◆ **Records for the task**:

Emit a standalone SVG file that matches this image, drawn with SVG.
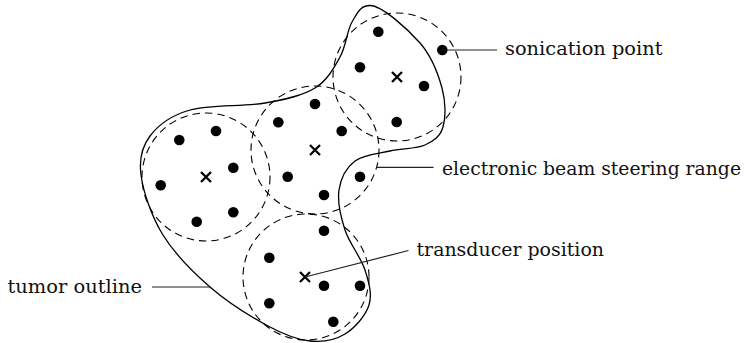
--
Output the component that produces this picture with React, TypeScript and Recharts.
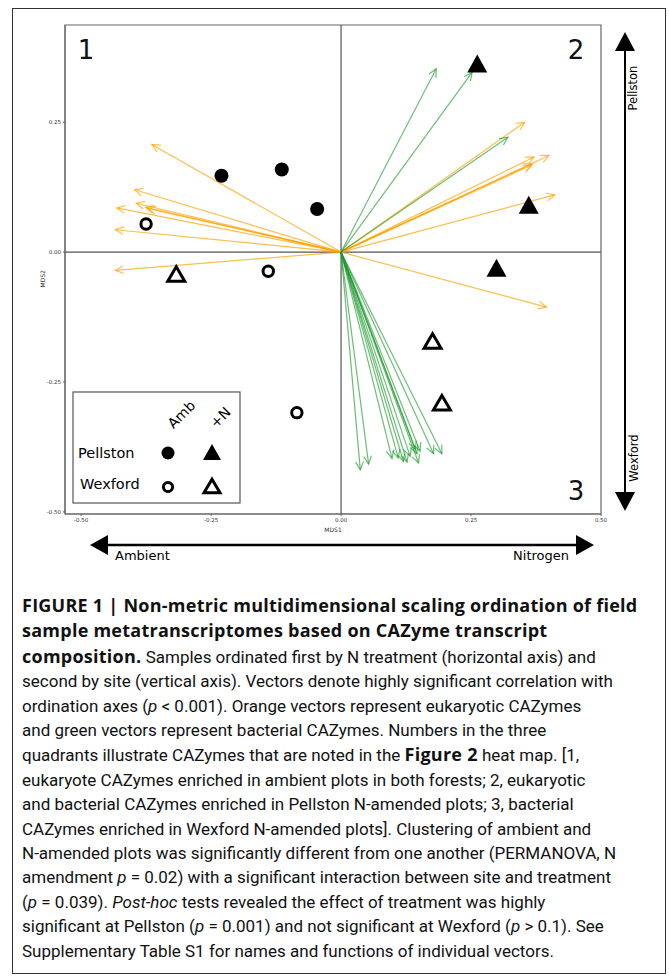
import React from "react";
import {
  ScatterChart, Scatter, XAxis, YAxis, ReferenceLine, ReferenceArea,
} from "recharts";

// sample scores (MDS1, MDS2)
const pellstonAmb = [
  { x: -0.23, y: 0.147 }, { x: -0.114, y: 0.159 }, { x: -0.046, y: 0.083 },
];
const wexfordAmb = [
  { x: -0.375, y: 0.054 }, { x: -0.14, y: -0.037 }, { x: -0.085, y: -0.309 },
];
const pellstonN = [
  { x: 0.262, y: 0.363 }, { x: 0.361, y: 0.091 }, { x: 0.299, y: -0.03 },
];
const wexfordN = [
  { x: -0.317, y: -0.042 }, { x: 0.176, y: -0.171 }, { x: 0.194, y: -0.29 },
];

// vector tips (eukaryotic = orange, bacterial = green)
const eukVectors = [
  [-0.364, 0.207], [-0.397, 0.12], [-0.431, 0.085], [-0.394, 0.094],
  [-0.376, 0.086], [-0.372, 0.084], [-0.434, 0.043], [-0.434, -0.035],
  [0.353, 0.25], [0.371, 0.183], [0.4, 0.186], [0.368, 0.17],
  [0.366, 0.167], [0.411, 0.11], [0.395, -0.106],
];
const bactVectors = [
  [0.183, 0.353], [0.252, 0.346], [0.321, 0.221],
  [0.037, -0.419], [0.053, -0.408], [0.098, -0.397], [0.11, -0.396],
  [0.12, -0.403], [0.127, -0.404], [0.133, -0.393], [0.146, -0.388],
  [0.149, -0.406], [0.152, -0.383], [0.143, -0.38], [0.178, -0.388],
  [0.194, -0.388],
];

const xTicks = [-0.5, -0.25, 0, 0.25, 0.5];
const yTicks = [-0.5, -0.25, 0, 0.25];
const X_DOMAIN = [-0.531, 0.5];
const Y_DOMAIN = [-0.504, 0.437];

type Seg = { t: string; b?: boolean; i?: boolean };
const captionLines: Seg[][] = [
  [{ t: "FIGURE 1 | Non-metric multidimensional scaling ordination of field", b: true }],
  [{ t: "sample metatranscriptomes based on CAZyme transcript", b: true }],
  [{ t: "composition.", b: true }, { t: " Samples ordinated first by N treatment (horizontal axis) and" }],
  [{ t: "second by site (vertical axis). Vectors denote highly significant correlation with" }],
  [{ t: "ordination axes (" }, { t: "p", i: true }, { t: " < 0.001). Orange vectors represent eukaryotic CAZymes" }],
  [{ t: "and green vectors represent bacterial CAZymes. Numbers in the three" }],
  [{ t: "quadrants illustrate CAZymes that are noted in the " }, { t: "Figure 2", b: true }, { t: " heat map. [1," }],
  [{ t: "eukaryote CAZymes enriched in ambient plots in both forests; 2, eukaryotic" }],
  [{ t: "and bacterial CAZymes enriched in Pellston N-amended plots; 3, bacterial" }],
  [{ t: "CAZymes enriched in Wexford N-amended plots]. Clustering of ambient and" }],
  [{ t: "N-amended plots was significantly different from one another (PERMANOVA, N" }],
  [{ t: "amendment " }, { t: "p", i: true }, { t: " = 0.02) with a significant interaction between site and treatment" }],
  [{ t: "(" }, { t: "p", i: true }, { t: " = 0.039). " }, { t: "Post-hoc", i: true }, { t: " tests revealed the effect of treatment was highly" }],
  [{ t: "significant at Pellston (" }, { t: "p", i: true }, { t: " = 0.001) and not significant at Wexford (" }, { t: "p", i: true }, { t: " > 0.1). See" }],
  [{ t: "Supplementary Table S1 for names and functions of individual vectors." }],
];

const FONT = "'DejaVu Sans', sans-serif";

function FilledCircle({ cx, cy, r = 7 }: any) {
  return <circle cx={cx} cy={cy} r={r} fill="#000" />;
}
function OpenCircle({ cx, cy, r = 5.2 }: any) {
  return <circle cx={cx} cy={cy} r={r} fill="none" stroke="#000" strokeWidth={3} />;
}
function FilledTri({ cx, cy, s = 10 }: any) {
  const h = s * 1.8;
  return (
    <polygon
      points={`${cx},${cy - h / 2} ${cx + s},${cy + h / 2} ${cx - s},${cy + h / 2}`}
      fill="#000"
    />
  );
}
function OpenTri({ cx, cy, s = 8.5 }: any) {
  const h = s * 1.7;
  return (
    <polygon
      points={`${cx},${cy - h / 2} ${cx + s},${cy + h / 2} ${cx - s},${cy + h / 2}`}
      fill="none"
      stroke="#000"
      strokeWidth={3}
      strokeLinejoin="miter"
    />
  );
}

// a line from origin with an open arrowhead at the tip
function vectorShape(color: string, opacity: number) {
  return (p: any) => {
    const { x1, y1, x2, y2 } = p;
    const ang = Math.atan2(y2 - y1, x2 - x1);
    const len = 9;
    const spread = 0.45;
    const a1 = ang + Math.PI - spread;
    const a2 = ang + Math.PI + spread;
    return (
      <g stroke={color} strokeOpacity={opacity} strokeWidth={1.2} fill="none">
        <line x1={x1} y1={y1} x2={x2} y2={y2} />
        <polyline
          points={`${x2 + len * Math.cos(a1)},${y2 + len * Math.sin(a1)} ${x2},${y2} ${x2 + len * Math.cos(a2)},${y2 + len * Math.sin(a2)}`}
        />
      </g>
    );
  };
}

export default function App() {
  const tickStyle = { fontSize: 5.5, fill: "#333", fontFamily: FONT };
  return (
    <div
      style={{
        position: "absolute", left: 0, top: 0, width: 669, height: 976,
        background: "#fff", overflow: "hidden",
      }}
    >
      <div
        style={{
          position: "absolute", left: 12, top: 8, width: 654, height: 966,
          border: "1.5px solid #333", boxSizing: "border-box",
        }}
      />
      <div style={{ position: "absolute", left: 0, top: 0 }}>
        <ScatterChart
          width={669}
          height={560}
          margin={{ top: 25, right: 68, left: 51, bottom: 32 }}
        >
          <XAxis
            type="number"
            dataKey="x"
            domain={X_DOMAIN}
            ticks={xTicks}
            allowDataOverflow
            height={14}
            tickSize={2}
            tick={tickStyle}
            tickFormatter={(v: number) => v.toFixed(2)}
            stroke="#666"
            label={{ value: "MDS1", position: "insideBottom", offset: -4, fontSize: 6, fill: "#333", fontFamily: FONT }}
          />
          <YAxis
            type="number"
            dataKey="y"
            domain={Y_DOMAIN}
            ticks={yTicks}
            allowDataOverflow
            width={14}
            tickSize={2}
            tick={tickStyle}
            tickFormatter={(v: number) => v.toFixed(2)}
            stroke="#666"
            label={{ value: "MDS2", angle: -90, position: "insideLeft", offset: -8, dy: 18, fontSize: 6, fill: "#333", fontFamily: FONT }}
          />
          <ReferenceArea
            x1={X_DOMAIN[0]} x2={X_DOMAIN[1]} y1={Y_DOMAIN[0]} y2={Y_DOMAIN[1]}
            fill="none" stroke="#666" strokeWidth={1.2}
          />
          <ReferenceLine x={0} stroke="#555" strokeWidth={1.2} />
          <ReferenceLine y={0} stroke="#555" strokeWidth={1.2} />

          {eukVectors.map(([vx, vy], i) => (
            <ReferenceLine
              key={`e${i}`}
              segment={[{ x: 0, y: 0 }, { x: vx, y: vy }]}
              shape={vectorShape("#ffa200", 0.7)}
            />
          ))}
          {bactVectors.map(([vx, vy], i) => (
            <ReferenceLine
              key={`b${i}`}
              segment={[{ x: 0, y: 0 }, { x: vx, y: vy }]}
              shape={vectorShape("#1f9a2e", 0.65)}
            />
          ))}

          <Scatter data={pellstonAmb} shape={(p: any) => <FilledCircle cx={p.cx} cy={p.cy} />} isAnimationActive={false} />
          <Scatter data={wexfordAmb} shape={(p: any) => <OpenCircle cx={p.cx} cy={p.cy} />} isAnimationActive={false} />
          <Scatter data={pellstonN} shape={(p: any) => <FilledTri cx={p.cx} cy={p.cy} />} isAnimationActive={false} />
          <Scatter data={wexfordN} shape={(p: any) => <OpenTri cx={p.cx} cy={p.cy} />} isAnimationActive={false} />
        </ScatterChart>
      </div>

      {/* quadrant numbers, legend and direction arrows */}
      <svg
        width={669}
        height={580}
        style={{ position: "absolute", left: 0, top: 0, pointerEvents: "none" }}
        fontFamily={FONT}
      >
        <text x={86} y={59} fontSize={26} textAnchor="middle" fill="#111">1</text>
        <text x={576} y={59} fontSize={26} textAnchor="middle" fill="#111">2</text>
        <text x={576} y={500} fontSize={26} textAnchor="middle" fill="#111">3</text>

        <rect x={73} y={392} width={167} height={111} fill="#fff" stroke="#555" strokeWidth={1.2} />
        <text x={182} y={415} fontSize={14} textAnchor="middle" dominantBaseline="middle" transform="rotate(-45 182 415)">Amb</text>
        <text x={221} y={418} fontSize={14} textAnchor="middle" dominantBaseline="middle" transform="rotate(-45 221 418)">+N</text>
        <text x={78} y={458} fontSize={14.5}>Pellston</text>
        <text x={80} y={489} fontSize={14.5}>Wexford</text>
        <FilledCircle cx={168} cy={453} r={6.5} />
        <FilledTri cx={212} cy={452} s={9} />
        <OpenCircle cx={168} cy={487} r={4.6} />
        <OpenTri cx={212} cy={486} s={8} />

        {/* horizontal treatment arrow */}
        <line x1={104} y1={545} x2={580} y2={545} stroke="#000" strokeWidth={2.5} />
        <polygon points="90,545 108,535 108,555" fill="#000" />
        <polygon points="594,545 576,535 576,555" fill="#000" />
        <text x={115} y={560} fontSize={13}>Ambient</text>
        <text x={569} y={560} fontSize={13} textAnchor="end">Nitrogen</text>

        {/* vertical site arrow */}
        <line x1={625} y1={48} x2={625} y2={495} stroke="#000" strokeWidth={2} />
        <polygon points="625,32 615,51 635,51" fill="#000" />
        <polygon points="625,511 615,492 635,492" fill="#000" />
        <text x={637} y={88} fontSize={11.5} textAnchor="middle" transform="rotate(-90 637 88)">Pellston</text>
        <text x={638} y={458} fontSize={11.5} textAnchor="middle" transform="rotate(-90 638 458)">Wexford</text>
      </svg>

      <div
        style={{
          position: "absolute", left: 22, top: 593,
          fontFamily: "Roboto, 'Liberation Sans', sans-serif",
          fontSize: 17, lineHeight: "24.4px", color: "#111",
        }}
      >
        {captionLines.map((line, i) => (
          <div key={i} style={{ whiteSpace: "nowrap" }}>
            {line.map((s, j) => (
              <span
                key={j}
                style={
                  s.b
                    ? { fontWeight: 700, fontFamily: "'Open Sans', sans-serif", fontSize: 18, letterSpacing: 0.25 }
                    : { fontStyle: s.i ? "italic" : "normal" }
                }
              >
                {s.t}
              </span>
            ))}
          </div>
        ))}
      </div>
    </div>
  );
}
--
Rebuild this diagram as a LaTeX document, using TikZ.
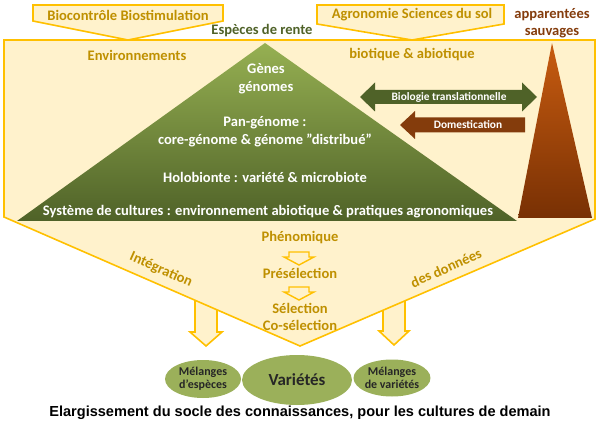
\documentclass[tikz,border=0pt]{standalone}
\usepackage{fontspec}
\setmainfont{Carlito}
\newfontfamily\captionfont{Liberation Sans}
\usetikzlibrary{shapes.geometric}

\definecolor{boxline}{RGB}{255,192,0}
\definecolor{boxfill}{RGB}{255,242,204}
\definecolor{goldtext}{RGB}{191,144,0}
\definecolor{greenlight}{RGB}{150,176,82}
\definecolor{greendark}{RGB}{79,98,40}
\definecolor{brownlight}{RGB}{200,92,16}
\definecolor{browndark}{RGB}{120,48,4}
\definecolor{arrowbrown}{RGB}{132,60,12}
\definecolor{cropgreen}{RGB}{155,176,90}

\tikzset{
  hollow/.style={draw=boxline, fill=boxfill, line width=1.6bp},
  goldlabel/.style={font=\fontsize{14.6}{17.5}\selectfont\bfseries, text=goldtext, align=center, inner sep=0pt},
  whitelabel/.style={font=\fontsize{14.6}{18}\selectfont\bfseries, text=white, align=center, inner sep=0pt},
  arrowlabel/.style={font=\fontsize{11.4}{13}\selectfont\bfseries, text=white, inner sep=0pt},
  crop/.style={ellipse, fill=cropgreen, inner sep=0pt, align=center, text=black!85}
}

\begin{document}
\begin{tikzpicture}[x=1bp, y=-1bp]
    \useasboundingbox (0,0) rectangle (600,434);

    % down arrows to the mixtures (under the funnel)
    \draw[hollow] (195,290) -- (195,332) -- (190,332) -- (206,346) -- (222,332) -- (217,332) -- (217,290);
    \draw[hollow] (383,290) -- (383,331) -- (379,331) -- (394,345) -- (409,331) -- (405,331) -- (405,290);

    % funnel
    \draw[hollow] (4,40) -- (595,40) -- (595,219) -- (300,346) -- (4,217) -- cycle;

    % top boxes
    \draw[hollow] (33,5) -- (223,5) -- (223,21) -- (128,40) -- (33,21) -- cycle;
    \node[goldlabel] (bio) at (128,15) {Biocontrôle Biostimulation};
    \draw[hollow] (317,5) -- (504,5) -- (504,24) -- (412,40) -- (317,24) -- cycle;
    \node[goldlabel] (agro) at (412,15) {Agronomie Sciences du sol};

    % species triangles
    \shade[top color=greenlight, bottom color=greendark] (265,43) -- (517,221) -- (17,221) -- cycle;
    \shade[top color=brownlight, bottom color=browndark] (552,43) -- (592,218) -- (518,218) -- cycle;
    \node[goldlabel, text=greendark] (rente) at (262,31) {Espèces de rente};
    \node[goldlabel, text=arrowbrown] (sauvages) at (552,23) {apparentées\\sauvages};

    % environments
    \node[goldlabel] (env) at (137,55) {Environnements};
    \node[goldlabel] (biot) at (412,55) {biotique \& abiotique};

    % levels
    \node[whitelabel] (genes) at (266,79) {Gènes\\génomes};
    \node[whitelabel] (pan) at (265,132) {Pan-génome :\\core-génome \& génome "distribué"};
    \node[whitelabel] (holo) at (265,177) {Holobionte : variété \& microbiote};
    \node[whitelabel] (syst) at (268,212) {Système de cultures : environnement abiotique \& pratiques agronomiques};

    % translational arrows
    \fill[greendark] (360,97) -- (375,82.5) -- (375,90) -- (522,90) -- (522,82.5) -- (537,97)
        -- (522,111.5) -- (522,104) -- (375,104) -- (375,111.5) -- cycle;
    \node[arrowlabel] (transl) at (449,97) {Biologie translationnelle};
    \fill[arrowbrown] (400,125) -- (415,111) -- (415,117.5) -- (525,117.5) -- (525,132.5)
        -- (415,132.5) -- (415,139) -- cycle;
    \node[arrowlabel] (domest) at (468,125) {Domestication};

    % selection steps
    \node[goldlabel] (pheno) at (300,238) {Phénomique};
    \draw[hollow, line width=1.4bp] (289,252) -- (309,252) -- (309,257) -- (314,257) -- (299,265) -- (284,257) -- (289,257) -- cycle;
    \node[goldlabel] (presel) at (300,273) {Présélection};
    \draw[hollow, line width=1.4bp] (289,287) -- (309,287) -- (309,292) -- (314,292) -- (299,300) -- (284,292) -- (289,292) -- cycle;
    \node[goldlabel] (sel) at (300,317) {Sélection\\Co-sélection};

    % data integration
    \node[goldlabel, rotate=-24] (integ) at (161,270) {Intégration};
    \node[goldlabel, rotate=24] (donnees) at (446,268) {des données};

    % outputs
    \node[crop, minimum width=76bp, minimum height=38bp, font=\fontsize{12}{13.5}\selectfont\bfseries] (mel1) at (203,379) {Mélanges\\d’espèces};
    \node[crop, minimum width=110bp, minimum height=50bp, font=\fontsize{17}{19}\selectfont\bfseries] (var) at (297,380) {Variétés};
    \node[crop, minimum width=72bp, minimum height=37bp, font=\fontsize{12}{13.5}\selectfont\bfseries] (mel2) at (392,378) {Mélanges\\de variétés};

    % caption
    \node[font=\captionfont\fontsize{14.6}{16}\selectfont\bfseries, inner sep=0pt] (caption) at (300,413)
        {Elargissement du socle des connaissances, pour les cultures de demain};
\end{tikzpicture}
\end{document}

◆ **Request**: Locate all lines that include the word "standalone" and copy them out.

◆ **Solution for this task**:
Emit a standalone SVG file that matches this image, drawn with SVG.
\documentclass[tikz,border=0pt]{standalone}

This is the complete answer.